Vilanova i la Geltrú: when the verbena becomes a dancefloor
Festa Major, sea breeze and an open square until sunrise. Notes from an outdoor open format night.
Vilanova has something hard to put into words. When this town decides to celebrate, it goes all in. And when you get to play a verbena by the sea, the crowd writes half the set for you.
Context
Open-air session near the harbor, fully open audience: kids up to midnight, families, groups of friends, elders coming for salsa. Five to seventy. The challenge was clear: every single person needed their moment.
The set
I opened with soft bachata to settle the square’s sound. Went up with salsa, moved through merengue and cumbia, and when the crowd was fully in, I dropped the tropical-house part.

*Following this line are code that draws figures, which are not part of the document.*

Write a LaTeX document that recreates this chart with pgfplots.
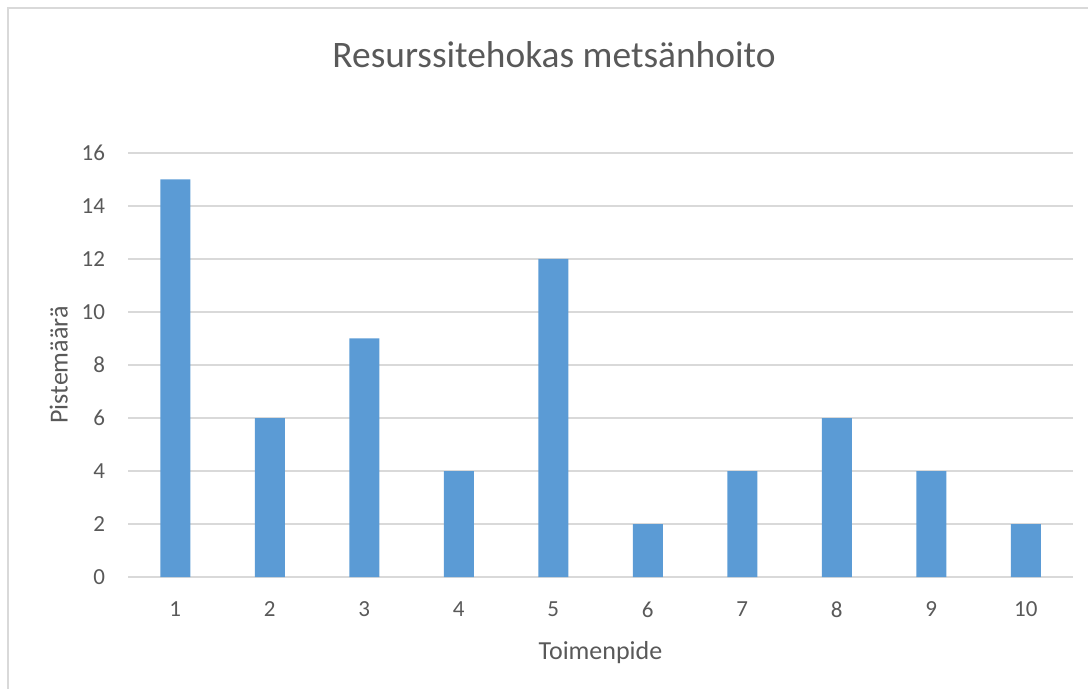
\documentclass[border=0pt]{standalone}
\usepackage{pgfplots}
\pgfplotsset{compat=1.18}
\usepackage{fontspec}
\setmainfont{Carlito}
\definecolor{barblue}{HTML}{5B9BD5}
\definecolor{gridgray}{HTML}{D9D9D9}
\definecolor{txtgray}{HTML}{595959}
\begin{document}
\begin{tikzpicture}[x=1pt,y=1pt]
\useasboundingbox (0,0) rectangle (544,-344.5);
\draw[gridgray, line width=1pt] (3.75,-4) rectangle (560,-360);
\node[txtgray, font=\fontsize{18.7}{22}\selectfont] at (277,-27.5) {Resurssitehokas metsänhoito};
\begin{axis}[
  at={(64pt,-288.5pt)}, anchor=south west,
  scale only axis, width=472.5pt, height=212pt,
  xmin=0.5, xmax=10.5, ymin=0, ymax=16,
  xtick={1,...,10}, ytick={0,2,...,16},
  ymajorgrids, major grid style={gridgray, line width=0.75pt},
  axis x line*=bottom, axis y line*=left,
  x axis line style={gridgray, line width=0.75pt, -},
  y axis line style={draw=none},
  major tick length=0pt,
  tick label style={txtgray, font=\fontsize{11.5}{13}\selectfont},
  /pgf/number format/assume math mode=true,
  xticklabel style={yshift=-9pt},
  yticklabel style={xshift=-8pt},
  xlabel={Toimenpide}, ylabel={Pistemäärä},
  label style={txtgray, font=\fontsize{13}{15}\selectfont},
  xlabel style={yshift=-5pt},
  ylabel style={yshift=0pt},
]
\addplot[ybar, bar width=15pt, fill=barblue, draw=none] coordinates {
(1,15) (2,6) (3,9) (4,4) (5,12) (6,2) (7,4) (8,6) (9,4) (10,2)};
\end{axis}
\end{tikzpicture}
\end{document}
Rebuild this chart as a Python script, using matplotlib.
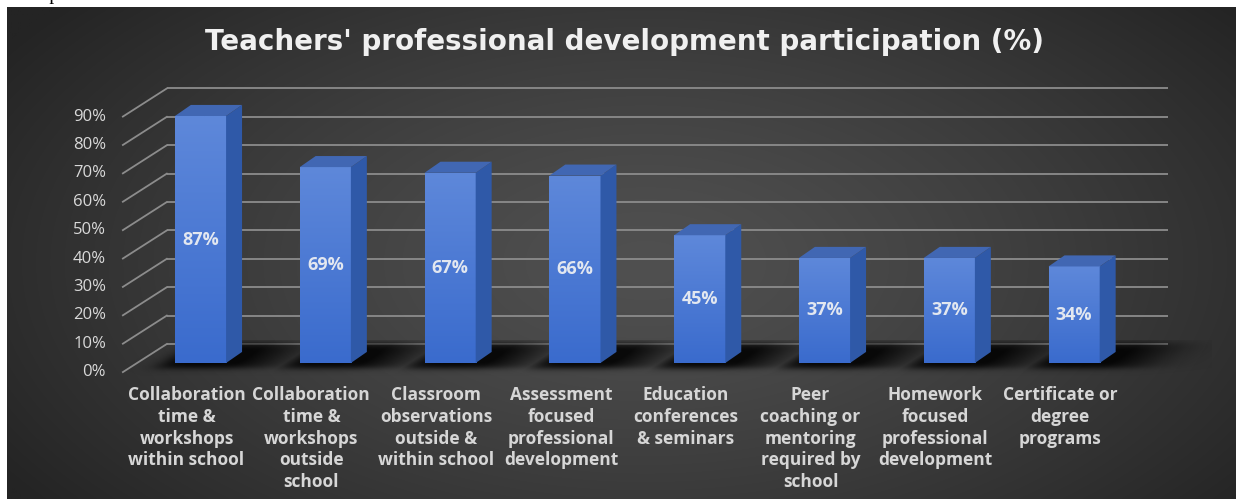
import numpy as np
import matplotlib
matplotlib.use("Agg")
import matplotlib.pyplot as plt
from matplotlib.patches import Polygon, Rectangle

# ---- data -------------------------------------------------------------
categories = [
    "Collaboration\ntime &\nworkshops\nwithin school",
    "Collaboration\ntime &\nworkshops\noutside\nschool",
    "Classroom\nobservations\noutside &\nwithin school",
    "Assessment\nfocused\nprofessional\ndevelopment",
    "Education\nconferences\n& seminars",
    "Peer\ncoaching or\nmentoring\nrequired by\nschool",
    "Homework\nfocused\nprofessional\ndevelopment",
    "Certificate or\ndegree\nprograms",
]
values = [87, 69, 67, 66, 45, 37, 37, 34]
ticks = [0, 10, 20, 30, 40, 50, 60, 70, 80, 90]
tick_labels = [f"{t}%" for t in ticks]
title = "Teachers' professional development participation (%)"

# ---- pseudo-3D geometry (data units: x = category, y = percent) ---------
HALF_W = 0.205            # half width of a bar's front face
BAR_DEPTH = (0.128, 3.9)  # front face -> back face of a bar
FLOOR_FRONT = (-0.112, -3.2)  # bar plane -> front edge of the floor
WALL_BACK = (0.240, 6.7)      # bar plane -> back wall
WALL_X = (-0.51, 7.51)        # extent of the floor / back wall

W, H = 1236, 499
fig = plt.figure(figsize=(W / 100, H / 100), dpi=100)
fig.patch.set_facecolor("white")

# heading of the surrounding document, mostly cut off
fig.text(20 / W, (H + 0.5) / H, "Graph 4.3:", fontsize=14, family="Liberation Serif",
         color="black", ha="left", va="baseline", zorder=0)

# dark radial-gradient chart area
bg = fig.add_axes([7 / W, 0, (W - 7) / W, (H - 7) / H], zorder=1)
ny, nx = 300, 700
yy, xx = np.mgrid[0:1:ny * 1j, 0:1:nx * 1j]
r = np.sqrt(((xx - 0.52) / 0.62) ** 2 + ((yy - 0.52) / 0.82) ** 2)
r = np.clip(r, 0, 1) ** 1.3
lum = (0x50 + (0x24 - 0x50) * r) / 255.0
bg.imshow(np.dstack([lum, lum, lum]), extent=(0, 1, 0, 1), aspect="auto",
          interpolation="bilinear")
bg.set_axis_off()

# main plotting axes
PX, PY = 124.8, 2.839
ax = fig.add_axes([(200.5 - PX) / W, 136 / H, 9 * PX / W, 100 * PY / H], zorder=2)
ax.patch.set_alpha(0)
ax.set_axis_off()

fx, fy = FLOOR_FRONT
bx, by = WALL_BACK
grid_col = "#8c8c8c"
for t, lab in zip(ticks, tick_labels):
    # back-wall gridline
    ax.plot([WALL_X[0] + bx, WALL_X[1] + bx], [t + by, t + by], color=grid_col,
            lw=1.3, solid_capstyle="butt", zorder=1, clip_on=False)
    # side-wall diagonal
    ax.plot([WALL_X[0] + fx, WALL_X[0] + bx], [t + fy, t + by], color=grid_col,
            lw=1.3, zorder=1, clip_on=False)
    ax.text(WALL_X[0] + fx - 0.135, t + fy, lab, ha="right", va="center",
            fontsize=12, family="Open Sans", color="#d9d9d9", zorder=5)

# soft floor shadows cast by the bars
sx0, sx1, sy0, sy1 = -0.9, 8.1, fy - 1.5, by + 1.0
gy, gx = np.mgrid[sy1:sy0:160j, sx0:sx1:1200j]
tt = (gy - fy) / (by - fy)
xf = gx - (fx + tt * (bx - fx))

def soft(u, k):
    return 1.0 / (1.0 + np.exp(-u / k))

alpha = np.zeros_like(gx)
for i, v in enumerate(values):
    a = i - HALF_W - 0.08
    b = i + HALF_W + 0.45
    box = soft(xf - a, 0.05) * soft(b - xf, 0.12) * soft(tt - 0.12, 0.06) * soft(0.98 - tt, 0.08)
    fade = np.exp(-np.clip(xf - (i + HALF_W + 0.1), 0, None) / 0.35)
    alpha = np.maximum(alpha, box * (0.5 + 0.45 * fade))
shadow = np.zeros(gx.shape + (4,))
shadow[..., 3] = np.clip(alpha, 0, 0.88)
ax.imshow(shadow, extent=(sx0, sx1, sy0, sy1), aspect="auto", zorder=2,
          interpolation="bilinear", clip_on=False)

# bars
top_rgb = np.array([0x5e, 0x88, 0xda]) / 255
bot_rgb = np.array([0x3a, 0x6b, 0xcd]) / 255
ramp = np.linspace(0, 1, 128)[:, None, None]
front_img = top_rgb * (1 - ramp) + bot_rgb * ramp
dx, dy = BAR_DEPTH
for i, v in enumerate(values):
    x0, x1 = i - HALF_W, i + HALF_W
    rect = Rectangle((x0, 0), 2 * HALF_W, v, facecolor="none", edgecolor="none",
                     zorder=3)
    ax.add_patch(rect)
    im = ax.imshow(front_img, extent=(x0, x1, 0, v), aspect="auto", zorder=3,
                   interpolation="bilinear")
    im.set_clip_path(rect)
    side = Polygon([(x1, 0), (x1 + dx, dy), (x1 + dx, v + dy), (x1, v)],
                   closed=True, facecolor="#2f59a8", edgecolor="none", zorder=3)
    top = Polygon([(x0, v), (x1, v), (x1 + dx, v + dy), (x0 + dx, v + dy)],
                  closed=True, facecolor="#4167b3", edgecolor="none", zorder=3)
    ax.add_patch(side)
    ax.add_patch(top)
    ax.text(i, v / 2, f"{v}%", ha="center", va="center", fontsize=13,
            fontweight="bold", family="Open Sans", color="#e2e7f0", zorder=6)

# category labels on the front edge of the floor
for i, lab in enumerate(categories):
    ax.text(i + fx, -8.0, lab, ha="center", va="top", fontsize=12.5,
            fontweight="bold", family="Open Sans", color="#d6d6d6",
            linespacing=1.28, zorder=5)

ax.set_xlim(-1, 8)
ax.set_ylim(0, 100)

fig.text(624.5 / W, (H - 50) / H, title, ha="center", va="baseline",
         fontsize=20, fontweight="bold", family="DejaVu Sans", color="#f0f0f0",
         zorder=3)

fig.savefig("out.png", dpi=100, facecolor=fig.get_facecolor())
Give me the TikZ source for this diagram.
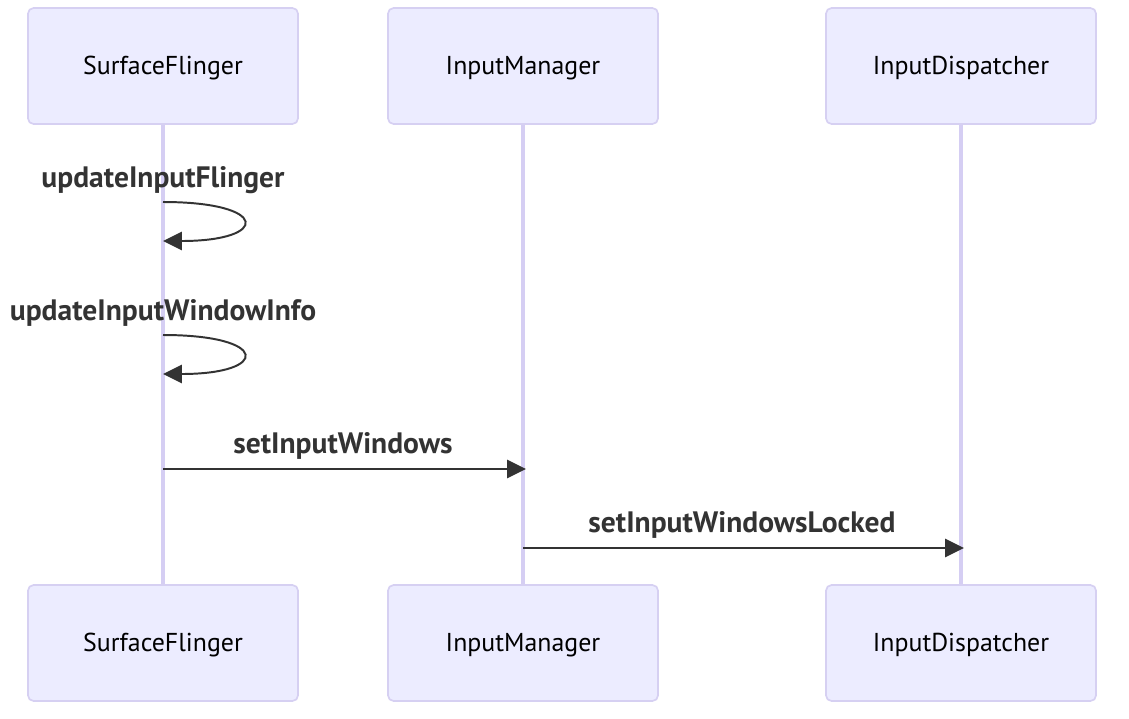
\documentclass[tikz,border=0pt]{standalone}
\usepackage{fontspec}
\setmainfont{PT Sans}
\usetikzlibrary{arrows.meta}
\definecolor{boxfill}{HTML}{ECECFF}
\definecolor{boxline}{HTML}{D6D0F2}
\definecolor{lifecol}{HTML}{D5CEF3}
\definecolor{msgcol}{HTML}{333333}

\begin{document}
\begin{tikzpicture}[
    x=0.025cm, y=-0.025cm,
    >={Triangle[length=13.5pt,width=13pt]},
    actor/.style={draw=boxline, fill=boxfill, line width=1.2pt, rounded corners=4pt,
      minimum width=6.75cm, minimum height=2.9cm, text=black,
      text height=14pt, text depth=2.6pt,
      font=\fontsize{18.4}{22}\selectfont},
    lifeline/.style={draw=lifecol, line width=2.2pt},
    msg/.style={draw=msgcol, line width=1.4pt, ->},
    msg label/.style={anchor=base, text=msgcol, font=\bfseries\fontsize{21}{25}\selectfont}
  ]

  \useasboundingbox (0,0) rectangle (1129,718);

  % actors on top and bottom, with their lifelines
  \foreach \name/\label/\x in {SF/SurfaceFlinger/163, IM/InputManager/523, ID/InputDispatcher/961} {
    \node[actor] (\name Top) at (\x,66) {\label};
    \node[actor] (\name Bot) at (\x,643) {\label};
    \draw[lifeline] (\name Top) -- (\name Bot);
  }

  % self calls on SurfaceFlinger
  \foreach \k/\label/\y in {1/updateInputFlinger/202, 2/updateInputWindowInfo/335} {
    \pgfmathsetmacro{\yEnd}{\y+39}
    \coordinate (LoopA\k) at (163,\y);
    \coordinate (LoopB\k) at (163,\yEnd);
    \node[msg label] (LoopLabel\k) at (163,\y-15) {\label};
    \draw[msg] (LoopA\k) .. controls (270,\y) and (270,\yEnd) .. (LoopB\k);
  }

  % SurfaceFlinger -> InputManager
  \coordinate (SFOut) at (163,469);
  \coordinate (IMIn) at (526,469);
  \draw[msg] (SFOut) -- (IMIn);
  \node[msg label] (MsgA) at (343,453) {setInputWindows};

  % InputManager -> InputDispatcher
  \coordinate (IMOut) at (523,548);
  \coordinate (IDIn) at (964,548);
  \draw[msg] (IMOut) -- (IDIn);
  \node[msg label] (MsgB) at (742,532) {setInputWindowsLocked};

\end{tikzpicture}
\end{document}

The trick — and this is for anyone serious about open format — isn’t knowing many genres. It’s knowing the bridges: the one track that carries you from one world to the next without breaking the spell.
The moment
Past midnight I dropped an edit of a Mediterranean classic and the whole square transformed. People singing, arms up. That’s the beauty of open format: any track can be the track if you land it right.
Takeaways
- Respect the local crowd: a verbena isn’t a club. It’s its own thing.
- Organic build: the square sets the tempo, not the DJ.
- Save ammunition: keep two or three classics for the finale.
Thanks Vilanova for a night I won’t forget. And to the organizers for the trust.